> **Requirement**
Identify the lines that contain the word "this" and copy each one.

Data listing
_ _ _ _ _

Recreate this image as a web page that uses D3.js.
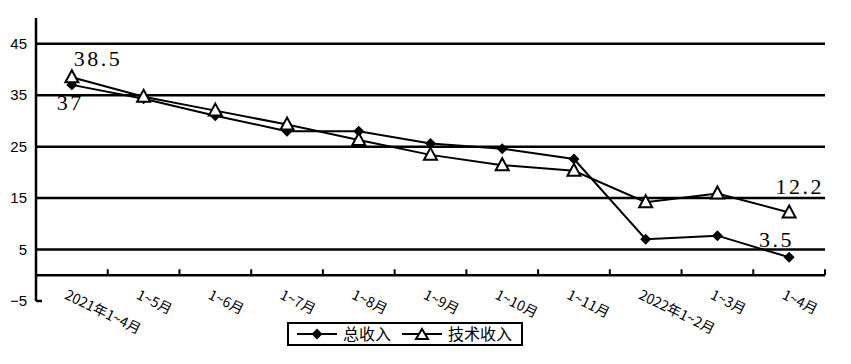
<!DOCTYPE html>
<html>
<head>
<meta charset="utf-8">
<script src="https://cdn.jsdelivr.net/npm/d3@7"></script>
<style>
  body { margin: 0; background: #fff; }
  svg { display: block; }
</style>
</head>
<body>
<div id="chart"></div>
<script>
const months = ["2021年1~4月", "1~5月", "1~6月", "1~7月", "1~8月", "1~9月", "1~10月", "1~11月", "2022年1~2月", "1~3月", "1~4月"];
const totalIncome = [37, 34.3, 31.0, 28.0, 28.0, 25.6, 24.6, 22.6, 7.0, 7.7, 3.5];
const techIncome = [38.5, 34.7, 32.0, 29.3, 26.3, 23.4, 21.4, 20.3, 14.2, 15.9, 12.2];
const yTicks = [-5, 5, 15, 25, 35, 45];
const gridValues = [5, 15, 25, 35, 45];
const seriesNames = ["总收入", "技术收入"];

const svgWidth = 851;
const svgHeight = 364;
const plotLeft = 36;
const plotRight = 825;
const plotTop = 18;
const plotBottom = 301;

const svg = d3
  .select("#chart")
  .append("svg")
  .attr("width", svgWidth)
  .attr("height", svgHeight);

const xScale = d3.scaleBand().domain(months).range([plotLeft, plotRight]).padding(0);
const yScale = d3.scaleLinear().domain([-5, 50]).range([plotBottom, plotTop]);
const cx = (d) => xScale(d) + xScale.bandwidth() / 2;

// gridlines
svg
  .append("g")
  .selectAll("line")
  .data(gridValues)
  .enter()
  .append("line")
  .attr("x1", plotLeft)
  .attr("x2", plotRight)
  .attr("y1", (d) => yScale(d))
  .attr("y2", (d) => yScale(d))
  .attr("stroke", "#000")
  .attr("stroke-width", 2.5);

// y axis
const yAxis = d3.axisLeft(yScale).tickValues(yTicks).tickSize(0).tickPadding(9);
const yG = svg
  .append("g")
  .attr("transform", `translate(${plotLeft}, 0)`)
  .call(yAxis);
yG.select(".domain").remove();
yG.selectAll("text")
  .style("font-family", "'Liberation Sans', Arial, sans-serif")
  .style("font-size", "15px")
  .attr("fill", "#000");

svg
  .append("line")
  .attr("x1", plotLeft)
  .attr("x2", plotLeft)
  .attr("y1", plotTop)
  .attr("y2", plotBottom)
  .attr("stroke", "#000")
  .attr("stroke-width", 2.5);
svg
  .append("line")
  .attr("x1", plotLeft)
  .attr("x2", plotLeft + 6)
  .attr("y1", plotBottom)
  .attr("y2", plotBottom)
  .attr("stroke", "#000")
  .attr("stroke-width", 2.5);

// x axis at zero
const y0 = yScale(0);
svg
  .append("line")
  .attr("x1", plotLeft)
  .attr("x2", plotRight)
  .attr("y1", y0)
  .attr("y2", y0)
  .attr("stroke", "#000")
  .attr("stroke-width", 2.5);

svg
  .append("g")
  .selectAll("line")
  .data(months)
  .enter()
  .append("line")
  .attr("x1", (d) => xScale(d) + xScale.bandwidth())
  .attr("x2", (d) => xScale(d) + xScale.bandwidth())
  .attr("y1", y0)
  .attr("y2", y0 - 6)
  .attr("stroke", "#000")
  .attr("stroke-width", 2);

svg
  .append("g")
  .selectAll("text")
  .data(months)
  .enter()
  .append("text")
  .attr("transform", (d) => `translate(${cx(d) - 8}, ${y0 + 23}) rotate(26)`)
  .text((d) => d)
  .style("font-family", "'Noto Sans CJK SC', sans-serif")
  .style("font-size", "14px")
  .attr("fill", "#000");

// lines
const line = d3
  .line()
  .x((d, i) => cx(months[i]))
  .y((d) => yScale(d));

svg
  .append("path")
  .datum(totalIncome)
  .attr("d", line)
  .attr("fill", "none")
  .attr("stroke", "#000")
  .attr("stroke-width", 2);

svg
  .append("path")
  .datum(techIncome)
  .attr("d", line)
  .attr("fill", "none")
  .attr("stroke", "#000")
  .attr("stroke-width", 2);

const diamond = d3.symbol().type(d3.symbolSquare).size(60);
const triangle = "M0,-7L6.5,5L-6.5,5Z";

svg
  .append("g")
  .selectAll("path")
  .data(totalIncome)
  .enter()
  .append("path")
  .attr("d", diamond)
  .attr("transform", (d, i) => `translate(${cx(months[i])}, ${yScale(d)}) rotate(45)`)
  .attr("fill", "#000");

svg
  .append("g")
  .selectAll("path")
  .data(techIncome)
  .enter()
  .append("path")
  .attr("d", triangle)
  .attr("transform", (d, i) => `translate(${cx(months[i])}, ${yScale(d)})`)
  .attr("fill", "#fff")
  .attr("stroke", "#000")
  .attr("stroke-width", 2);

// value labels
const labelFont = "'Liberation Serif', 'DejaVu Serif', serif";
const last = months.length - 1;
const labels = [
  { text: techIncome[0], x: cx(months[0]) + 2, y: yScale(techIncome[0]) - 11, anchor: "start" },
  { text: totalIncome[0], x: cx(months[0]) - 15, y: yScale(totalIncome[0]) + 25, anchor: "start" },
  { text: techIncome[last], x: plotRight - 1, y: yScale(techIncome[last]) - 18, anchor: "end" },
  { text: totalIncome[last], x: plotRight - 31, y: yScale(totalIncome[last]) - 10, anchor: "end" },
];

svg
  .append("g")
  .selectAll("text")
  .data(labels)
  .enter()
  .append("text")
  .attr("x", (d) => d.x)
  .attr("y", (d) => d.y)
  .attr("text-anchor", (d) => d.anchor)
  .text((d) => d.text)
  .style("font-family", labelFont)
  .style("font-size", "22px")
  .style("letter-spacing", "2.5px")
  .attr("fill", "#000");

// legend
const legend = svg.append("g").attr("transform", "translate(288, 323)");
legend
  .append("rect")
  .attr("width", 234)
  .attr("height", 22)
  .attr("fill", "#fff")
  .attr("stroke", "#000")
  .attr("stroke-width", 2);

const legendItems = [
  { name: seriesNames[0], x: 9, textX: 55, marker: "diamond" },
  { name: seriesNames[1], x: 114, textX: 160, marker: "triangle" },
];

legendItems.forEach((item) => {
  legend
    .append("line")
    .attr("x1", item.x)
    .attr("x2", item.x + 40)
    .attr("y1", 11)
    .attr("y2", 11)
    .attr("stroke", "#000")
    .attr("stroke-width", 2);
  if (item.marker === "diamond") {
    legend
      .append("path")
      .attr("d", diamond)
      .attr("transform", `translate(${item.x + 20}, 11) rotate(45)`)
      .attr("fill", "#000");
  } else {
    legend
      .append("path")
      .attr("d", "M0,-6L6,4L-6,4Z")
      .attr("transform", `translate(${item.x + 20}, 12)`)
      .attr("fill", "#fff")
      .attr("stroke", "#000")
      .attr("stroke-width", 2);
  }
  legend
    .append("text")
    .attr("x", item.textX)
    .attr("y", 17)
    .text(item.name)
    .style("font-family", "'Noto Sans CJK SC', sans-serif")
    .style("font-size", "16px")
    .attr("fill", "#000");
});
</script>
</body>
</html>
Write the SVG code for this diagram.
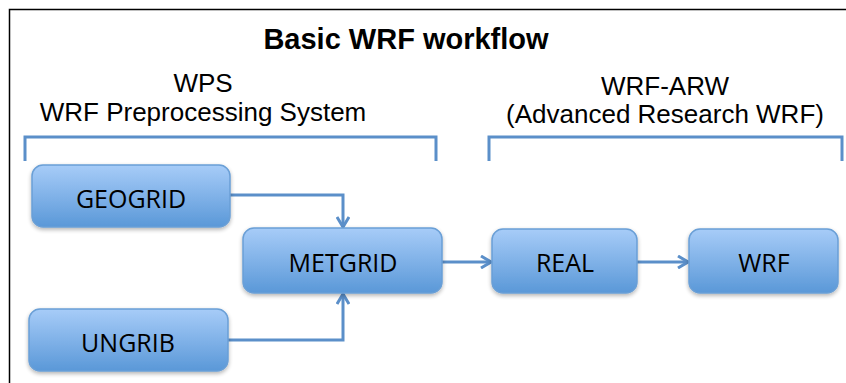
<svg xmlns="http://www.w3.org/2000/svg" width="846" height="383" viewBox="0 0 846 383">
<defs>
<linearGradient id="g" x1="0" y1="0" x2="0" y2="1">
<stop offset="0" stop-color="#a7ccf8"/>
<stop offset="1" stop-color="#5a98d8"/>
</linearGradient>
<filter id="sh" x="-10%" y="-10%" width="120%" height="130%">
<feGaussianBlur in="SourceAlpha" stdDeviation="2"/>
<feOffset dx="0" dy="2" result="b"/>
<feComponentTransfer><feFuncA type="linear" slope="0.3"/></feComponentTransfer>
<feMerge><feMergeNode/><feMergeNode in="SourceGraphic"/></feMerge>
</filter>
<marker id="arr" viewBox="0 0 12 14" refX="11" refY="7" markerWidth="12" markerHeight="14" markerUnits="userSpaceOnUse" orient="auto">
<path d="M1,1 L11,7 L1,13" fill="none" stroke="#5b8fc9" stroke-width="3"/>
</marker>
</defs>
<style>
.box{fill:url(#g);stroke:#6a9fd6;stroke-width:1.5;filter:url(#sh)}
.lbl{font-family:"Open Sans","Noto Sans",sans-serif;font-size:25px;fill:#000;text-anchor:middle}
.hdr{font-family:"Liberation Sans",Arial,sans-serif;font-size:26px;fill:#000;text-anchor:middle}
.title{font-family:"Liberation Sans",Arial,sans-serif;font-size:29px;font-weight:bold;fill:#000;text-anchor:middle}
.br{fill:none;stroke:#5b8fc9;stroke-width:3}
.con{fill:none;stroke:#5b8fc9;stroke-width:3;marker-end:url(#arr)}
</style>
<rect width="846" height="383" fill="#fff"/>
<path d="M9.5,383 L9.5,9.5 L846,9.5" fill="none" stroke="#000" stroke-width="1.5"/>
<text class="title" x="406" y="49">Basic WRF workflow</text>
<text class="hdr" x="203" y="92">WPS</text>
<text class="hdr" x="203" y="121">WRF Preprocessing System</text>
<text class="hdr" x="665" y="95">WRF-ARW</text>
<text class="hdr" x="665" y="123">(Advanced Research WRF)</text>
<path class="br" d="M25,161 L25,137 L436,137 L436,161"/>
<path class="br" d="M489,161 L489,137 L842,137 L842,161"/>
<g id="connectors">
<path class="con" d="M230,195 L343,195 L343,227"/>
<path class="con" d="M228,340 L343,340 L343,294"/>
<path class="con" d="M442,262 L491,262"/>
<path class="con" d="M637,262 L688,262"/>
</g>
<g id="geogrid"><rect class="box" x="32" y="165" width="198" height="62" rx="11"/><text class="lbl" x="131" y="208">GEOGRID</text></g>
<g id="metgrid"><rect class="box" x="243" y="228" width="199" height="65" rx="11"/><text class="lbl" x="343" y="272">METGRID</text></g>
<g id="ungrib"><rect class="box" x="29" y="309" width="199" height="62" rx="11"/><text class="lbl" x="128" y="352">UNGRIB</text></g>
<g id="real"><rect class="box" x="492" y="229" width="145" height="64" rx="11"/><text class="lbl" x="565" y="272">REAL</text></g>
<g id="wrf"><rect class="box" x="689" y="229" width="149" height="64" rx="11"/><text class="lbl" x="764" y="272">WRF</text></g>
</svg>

_ _ _ _ _

> **Output of the task**
Recreate this image as a web page that uses D3.js.
Write the SVG code for this diagram.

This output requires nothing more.